** Requirement **
Would you write out the listing verbatim and skip every picture in it?

** Information provided **
┏━━

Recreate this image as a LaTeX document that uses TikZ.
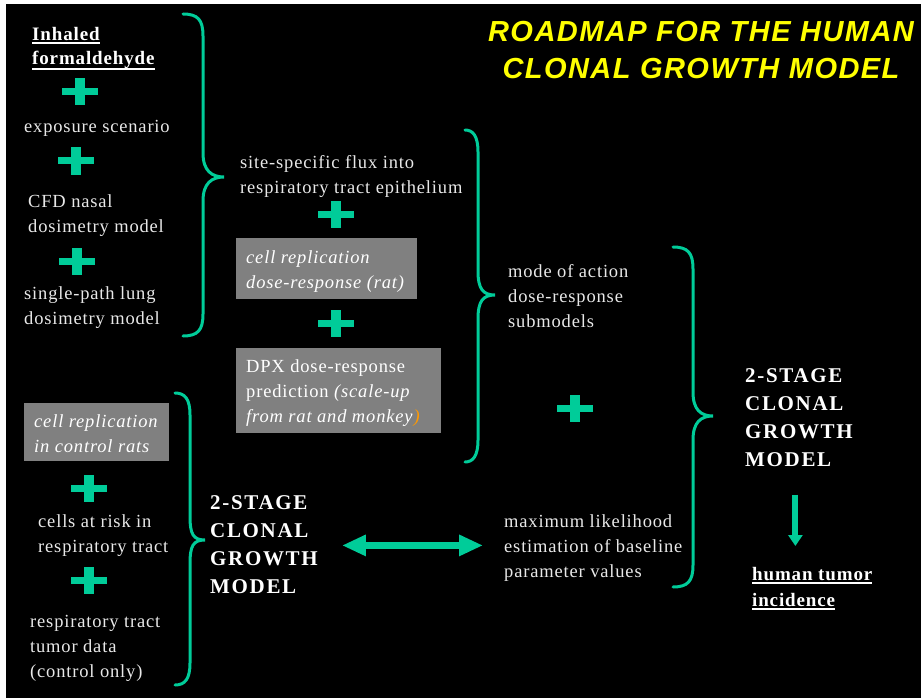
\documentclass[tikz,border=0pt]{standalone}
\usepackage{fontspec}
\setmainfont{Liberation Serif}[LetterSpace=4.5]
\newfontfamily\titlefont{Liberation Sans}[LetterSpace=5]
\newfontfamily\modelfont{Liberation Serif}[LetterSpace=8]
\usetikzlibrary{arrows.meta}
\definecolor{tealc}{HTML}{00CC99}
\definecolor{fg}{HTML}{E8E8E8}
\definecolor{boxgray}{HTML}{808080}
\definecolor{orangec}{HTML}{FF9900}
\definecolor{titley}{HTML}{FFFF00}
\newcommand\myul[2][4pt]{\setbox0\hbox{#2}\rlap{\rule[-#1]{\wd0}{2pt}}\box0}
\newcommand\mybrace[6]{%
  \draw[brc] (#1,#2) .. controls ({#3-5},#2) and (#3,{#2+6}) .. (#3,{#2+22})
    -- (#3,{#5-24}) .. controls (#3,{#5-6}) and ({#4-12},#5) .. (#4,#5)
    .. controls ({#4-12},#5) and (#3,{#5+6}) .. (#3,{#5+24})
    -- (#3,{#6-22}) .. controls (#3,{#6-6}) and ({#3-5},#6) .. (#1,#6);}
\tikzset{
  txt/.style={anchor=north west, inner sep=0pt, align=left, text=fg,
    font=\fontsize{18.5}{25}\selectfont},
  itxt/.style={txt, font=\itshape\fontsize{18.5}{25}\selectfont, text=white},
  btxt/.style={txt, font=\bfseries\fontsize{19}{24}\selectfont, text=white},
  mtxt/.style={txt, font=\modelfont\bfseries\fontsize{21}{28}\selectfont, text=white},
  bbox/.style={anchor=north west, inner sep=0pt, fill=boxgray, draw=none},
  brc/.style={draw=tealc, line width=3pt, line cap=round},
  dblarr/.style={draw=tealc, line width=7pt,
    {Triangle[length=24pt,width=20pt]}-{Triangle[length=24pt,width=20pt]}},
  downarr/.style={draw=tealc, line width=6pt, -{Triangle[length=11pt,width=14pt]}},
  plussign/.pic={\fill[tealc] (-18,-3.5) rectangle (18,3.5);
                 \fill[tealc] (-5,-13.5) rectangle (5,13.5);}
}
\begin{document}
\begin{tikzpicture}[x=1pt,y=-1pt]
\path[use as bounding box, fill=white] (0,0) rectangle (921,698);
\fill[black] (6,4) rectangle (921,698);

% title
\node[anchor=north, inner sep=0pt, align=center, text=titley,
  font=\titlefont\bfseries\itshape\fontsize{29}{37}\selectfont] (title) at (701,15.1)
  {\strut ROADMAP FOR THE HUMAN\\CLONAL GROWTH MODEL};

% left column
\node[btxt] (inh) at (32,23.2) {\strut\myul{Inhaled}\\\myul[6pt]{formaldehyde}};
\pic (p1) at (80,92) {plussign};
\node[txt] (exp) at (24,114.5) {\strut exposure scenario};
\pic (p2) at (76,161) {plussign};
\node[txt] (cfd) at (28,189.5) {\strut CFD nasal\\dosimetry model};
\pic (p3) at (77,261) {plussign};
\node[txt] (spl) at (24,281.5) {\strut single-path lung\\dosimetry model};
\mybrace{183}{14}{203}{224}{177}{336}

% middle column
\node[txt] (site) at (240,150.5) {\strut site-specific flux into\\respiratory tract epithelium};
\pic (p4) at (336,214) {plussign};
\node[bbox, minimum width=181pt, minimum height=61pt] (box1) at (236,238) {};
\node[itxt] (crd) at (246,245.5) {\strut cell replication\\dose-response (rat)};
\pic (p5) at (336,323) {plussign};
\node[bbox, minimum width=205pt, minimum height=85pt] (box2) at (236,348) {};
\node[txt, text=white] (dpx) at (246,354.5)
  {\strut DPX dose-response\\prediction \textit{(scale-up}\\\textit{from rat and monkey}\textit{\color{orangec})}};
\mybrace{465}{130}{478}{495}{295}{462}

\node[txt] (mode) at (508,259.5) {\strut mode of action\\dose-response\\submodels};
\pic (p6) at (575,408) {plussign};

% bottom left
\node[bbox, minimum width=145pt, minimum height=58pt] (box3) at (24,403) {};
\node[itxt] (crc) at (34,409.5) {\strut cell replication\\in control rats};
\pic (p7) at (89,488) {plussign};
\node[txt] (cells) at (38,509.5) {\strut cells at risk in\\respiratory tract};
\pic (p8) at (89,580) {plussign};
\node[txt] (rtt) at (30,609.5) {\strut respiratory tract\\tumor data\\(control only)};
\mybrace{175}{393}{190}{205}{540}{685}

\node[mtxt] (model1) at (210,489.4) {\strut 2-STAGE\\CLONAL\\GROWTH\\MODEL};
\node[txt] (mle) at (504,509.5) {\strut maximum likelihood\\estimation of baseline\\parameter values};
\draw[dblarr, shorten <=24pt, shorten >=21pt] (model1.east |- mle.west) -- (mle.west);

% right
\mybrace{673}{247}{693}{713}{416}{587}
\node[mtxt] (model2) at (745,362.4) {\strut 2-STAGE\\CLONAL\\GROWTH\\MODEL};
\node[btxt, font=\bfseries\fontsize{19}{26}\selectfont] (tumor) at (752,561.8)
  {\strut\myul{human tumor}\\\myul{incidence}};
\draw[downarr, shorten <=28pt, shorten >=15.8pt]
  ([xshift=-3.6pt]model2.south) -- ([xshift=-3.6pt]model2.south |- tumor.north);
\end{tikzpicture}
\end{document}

┗━━

** The output **
Recreate this image as a LaTeX document that uses TikZ.
\documentclass[tikz,border=0pt]{standalone}
\usepackage{fontspec}
\setmainfont{Liberation Serif}[LetterSpace=4.5]
\newfontfamily\titlefont{Liberation Sans}[LetterSpace=5]
\newfontfamily\modelfont{Liberation Serif}[LetterSpace=8]
\usetikzlibrary{arrows.meta}
\definecolor{tealc}{HTML}{00CC99}
\definecolor{fg}{HTML}{E8E8E8}
\definecolor{boxgray}{HTML}{808080}
\definecolor{orangec}{HTML}{FF9900}
\definecolor{titley}{HTML}{FFFF00}
\newcommand\myul[2][4pt]{\setbox0\hbox{#2}\rlap{\rule[-#1]{\wd0}{2pt}}\box0}
\newcommand\mybrace[6]{%
  \draw[brc] (#1,#2) .. controls ({#3-5},#2) and (#3,{#2+6}) .. (#3,{#2+22})
    -- (#3,{#5-24}) .. controls (#3,{#5-6}) and ({#4-12},#5) .. (#4,#5)
    .. controls ({#4-12},#5) and (#3,{#5+6}) .. (#3,{#5+24})
    -- (#3,{#6-22}) .. controls (#3,{#6-6}) and ({#3-5},#6) .. (#1,#6);}
\tikzset{
  txt/.style={anchor=north west, inner sep=0pt, align=left, text=fg,
    font=\fontsize{18.5}{25}\selectfont},
  itxt/.style={txt, font=\itshape\fontsize{18.5}{25}\selectfont, text=white},
  btxt/.style={txt, font=\bfseries\fontsize{19}{24}\selectfont, text=white},
  mtxt/.style={txt, font=\modelfont\bfseries\fontsize{21}{28}\selectfont, text=white},
  bbox/.style={anchor=north west, inner sep=0pt, fill=boxgray, draw=none},
  brc/.style={draw=tealc, line width=3pt, line cap=round},
  dblarr/.style={draw=tealc, line width=7pt,
    {Triangle[length=24pt,width=20pt]}-{Triangle[length=24pt,width=20pt]}},
  downarr/.style={draw=tealc, line width=6pt, -{Triangle[length=11pt,width=14pt]}},
  plussign/.pic={\fill[tealc] (-18,-3.5) rectangle (18,3.5);
                 \fill[tealc] (-5,-13.5) rectangle (5,13.5);}
}
\begin{document}
\begin{tikzpicture}[x=1pt,y=-1pt]
\path[use as bounding box, fill=white] (0,0) rectangle (921,698);
\fill[black] (6,4) rectangle (921,698);

% title
\node[anchor=north, inner sep=0pt, align=center, text=titley,
  font=\titlefont\bfseries\itshape\fontsize{29}{37}\selectfont] (title) at (701,15.1)
  {\strut ROADMAP FOR THE HUMAN\\CLONAL GROWTH MODEL};

% left column
\node[btxt] (inh) at (32,23.2) {\strut\myul{Inhaled}\\\myul[6pt]{formaldehyde}};
\pic (p1) at (80,92) {plussign};
\node[txt] (exp) at (24,114.5) {\strut exposure scenario};
\pic (p2) at (76,161) {plussign};
\node[txt] (cfd) at (28,189.5) {\strut CFD nasal\\dosimetry model};
\pic (p3) at (77,261) {plussign};
\node[txt] (spl) at (24,281.5) {\strut single-path lung\\dosimetry model};
\mybrace{183}{14}{203}{224}{177}{336}

% middle column
\node[txt] (site) at (240,150.5) {\strut site-specific flux into\\respiratory tract epithelium};
\pic (p4) at (336,214) {plussign};
\node[bbox, minimum width=181pt, minimum height=61pt] (box1) at (236,238) {};
\node[itxt] (crd) at (246,245.5) {\strut cell replication\\dose-response (rat)};
\pic (p5) at (336,323) {plussign};
\node[bbox, minimum width=205pt, minimum height=85pt] (box2) at (236,348) {};
\node[txt, text=white] (dpx) at (246,354.5)
  {\strut DPX dose-response\\prediction \textit{(scale-up}\\\textit{from rat and monkey}\textit{\color{orangec})}};
\mybrace{465}{130}{478}{495}{295}{462}

\node[txt] (mode) at (508,259.5) {\strut mode of action\\dose-response\\submodels};
\pic (p6) at (575,408) {plussign};

% bottom left
\node[bbox, minimum width=145pt, minimum height=58pt] (box3) at (24,403) {};
\node[itxt] (crc) at (34,409.5) {\strut cell replication\\in control rats};
\pic (p7) at (89,488) {plussign};
\node[txt] (cells) at (38,509.5) {\strut cells at risk in\\respiratory tract};
\pic (p8) at (89,580) {plussign};
\node[txt] (rtt) at (30,609.5) {\strut respiratory tract\\tumor data\\(control only)};
\mybrace{175}{393}{190}{205}{540}{685}

\node[mtxt] (model1) at (210,489.4) {\strut 2-STAGE\\CLONAL\\GROWTH\\MODEL};
\node[txt] (mle) at (504,509.5) {\strut maximum likelihood\\estimation of baseline\\parameter values};
\draw[dblarr, shorten <=24pt, shorten >=21pt] (model1.east |- mle.west) -- (mle.west);

% right
\mybrace{673}{247}{693}{713}{416}{587}
\node[mtxt] (model2) at (745,362.4) {\strut 2-STAGE\\CLONAL\\GROWTH\\MODEL};
\node[btxt, font=\bfseries\fontsize{19}{26}\selectfont] (tumor) at (752,561.8)
  {\strut\myul{human tumor}\\\myul{incidence}};
\draw[downarr, shorten <=28pt, shorten >=15.8pt]
  ([xshift=-3.6pt]model2.south) -- ([xshift=-3.6pt]model2.south |- tumor.north);
\end{tikzpicture}
\end{document}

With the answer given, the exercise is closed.